No hay concurrencias más extrañas que las que se dan en
un velatorio. En ese recinto estrecho y generalmente abarrotado, iluminado con
luz artificial, que suele hacer más opresiva la estancia, y ante la omnipresente
presencia del homenajeado, que no puede agradecer la visita a los
comparecientes, se dan lugar encuentros y conversaciones insólitas entre
personas que tal vez ni siquiera se saludarían en otro lugar.
Por eso a nadie le extrañó que la heredera hablara distendidamente
con el hijo adoptivo, aunque hasta hacía tan solo unas horas apenas se dirigían
la palabra, cuando no se daban puñaladas por la espalda. Ni que el
recientemente jubilado patriarca abandonara su retiro para presentar sus
condolencias. Ni que los antiguos enemigos, declarados o no, se acercaran para
presentarle unos respetos que nunca se dignaron ofrecerle en vida. Ni que el
lugarteniente y mano derecha del Jefe estrechara abiertamente la del alcalde.
Ni por supuesto que todos lanzaran loas y alabanzas hacia
el finado, aun cuando en vida algunos de los presentes le hubieran menospreciado,
apartado y hasta traicionado.
No, a nadie le resultó extraño aquel ambiente de
cordialidad, camaradería y “buen rollito” que se respiraba en las exequias.

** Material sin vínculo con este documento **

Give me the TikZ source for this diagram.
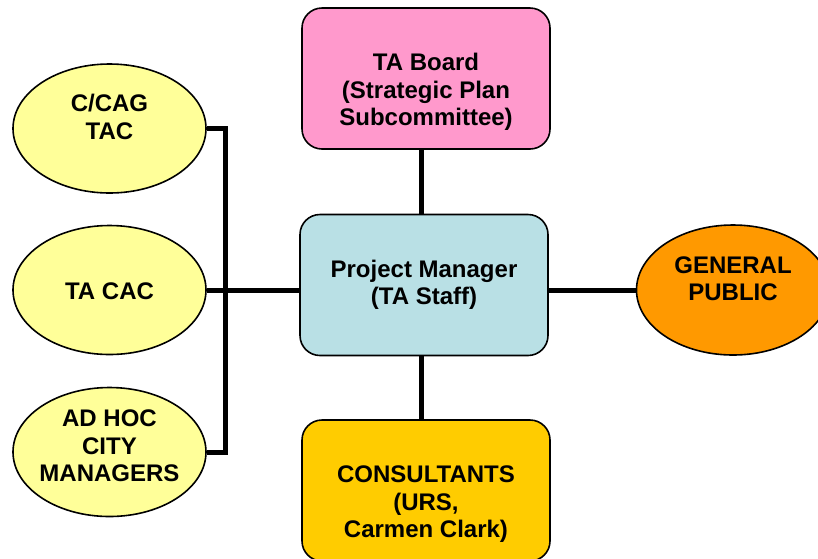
\documentclass[tikz,border=0pt]{standalone}
\usepackage{fontspec}
\setmainfont{Liberation Sans}
\usetikzlibrary{shapes.geometric}
\definecolor{ovalyellow}{HTML}{FFFF99}
\definecolor{boardpink}{HTML}{FF99CC}
\definecolor{staffblue}{HTML}{B9E0E5}
\definecolor{publicorange}{HTML}{FF9900}
\definecolor{consultgold}{HTML}{FFCC00}
\begin{document}
\begin{tikzpicture}[x=1pt,y=-1pt,
  oval/.style={ellipse, draw=black, line width=1.6pt, minimum width=193pt, minimum height=129pt, inner sep=0pt},
  card/.style={rectangle, rounded corners=20pt, draw=black, line width=1.6pt, minimum width=248pt, minimum height=141pt, inner sep=0pt},
  caption/.style={font=\bfseries\fontsize{24}{27.5}\selectfont, align=center, text=black, inner sep=0pt},
  link/.style={line width=5pt}]
\clip (0,0) rectangle (818,558);
\useasboundingbox (0,0) rectangle (818,558);

% left-hand committees
\node[oval, fill=ovalyellow] (cag) at (109.5,128.5) {};
\node[caption] (cagtext) at (109.5,117) {C/CAG\\TAC};
\node[oval, fill=ovalyellow] (tacac) at (109.5,290) {};
\node[caption] (tacactext) at (109.5,291) {TA CAC};
\node[oval, fill=ovalyellow] (adhoc) at (109.5,452) {};
\node[caption] (adhoctext) at (109.5,446) {AD HOC\\CITY\\MANAGERS};

% central column
\node[card, fill=boardpink] (board) at (426,78.5) {};
\node[caption] (boardtext) at (426,92) {TA Board\\(Strategic Plan\\Subcommittee)};
\node[card, fill=staffblue] (pm) at (424,285) {};
\node[caption] (pmtext) at (424,285) {Project Manager\\(TA Staff)};
\node[card, fill=consultgold] (cons) at (426,490.5) {};
\node[caption] (constext) at (426,504.5) {CONSULTANTS\\(URS,\\Carmen Clark)};

% right-hand public
\node[oval, fill=publicorange, minimum height=130pt] (gp) at (733,290) {};
\node[caption] (gptext) at (733,278.5) {GENERAL\\PUBLIC};

% connectors
\coordinate (bus) at (225,290);
\draw[link] (cag.east) -| (bus);
\draw[link] (adhoc.east) -| (bus);
\draw[link] (tacac.east) -- (tacac.east -| pm.west);
\draw[link] ([xshift=-3pt]pm.north) -- ([xshift=-3pt]pm.north |- board.south);
\draw[link] ([xshift=-3pt]pm.south) -- ([xshift=-3pt]pm.south |- cons.north);
\draw[link] (pm.east |- gp.west) -- (gp.west);
\end{tikzpicture}
\end{document}
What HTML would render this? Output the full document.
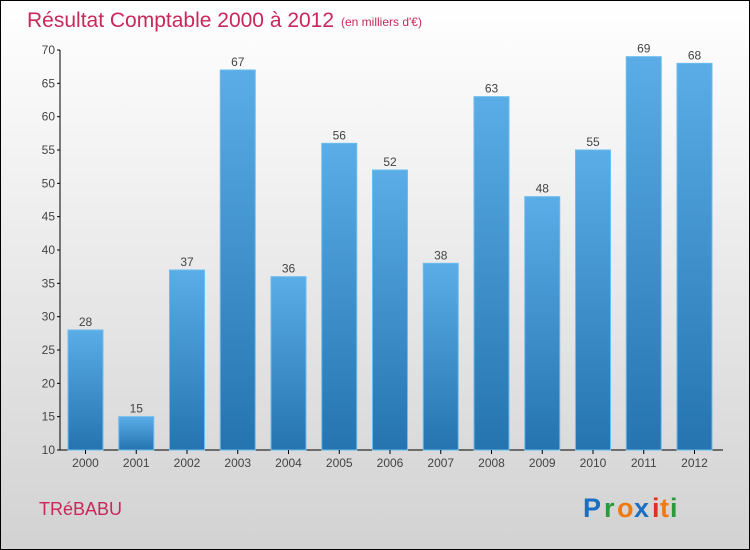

Porque, al igual que aquel viejo templario de Tierra
Santa seguía protegiendo a los peregrinos cristianos después de muerto,
dándoles refugio en la capilla de su mausoleo cuando las cosas iban mal dadas,
el viejo prohombre, desde su féretro cubierto con las banderas y con su cadáver
aún caliente, seguía promoviendo el “sentidiño”, las conversaciones entre
antagonistas, las reuniones polémicas, clandestinas o no, y fomentando esa
agradable, provechosa y fructífera corrupción.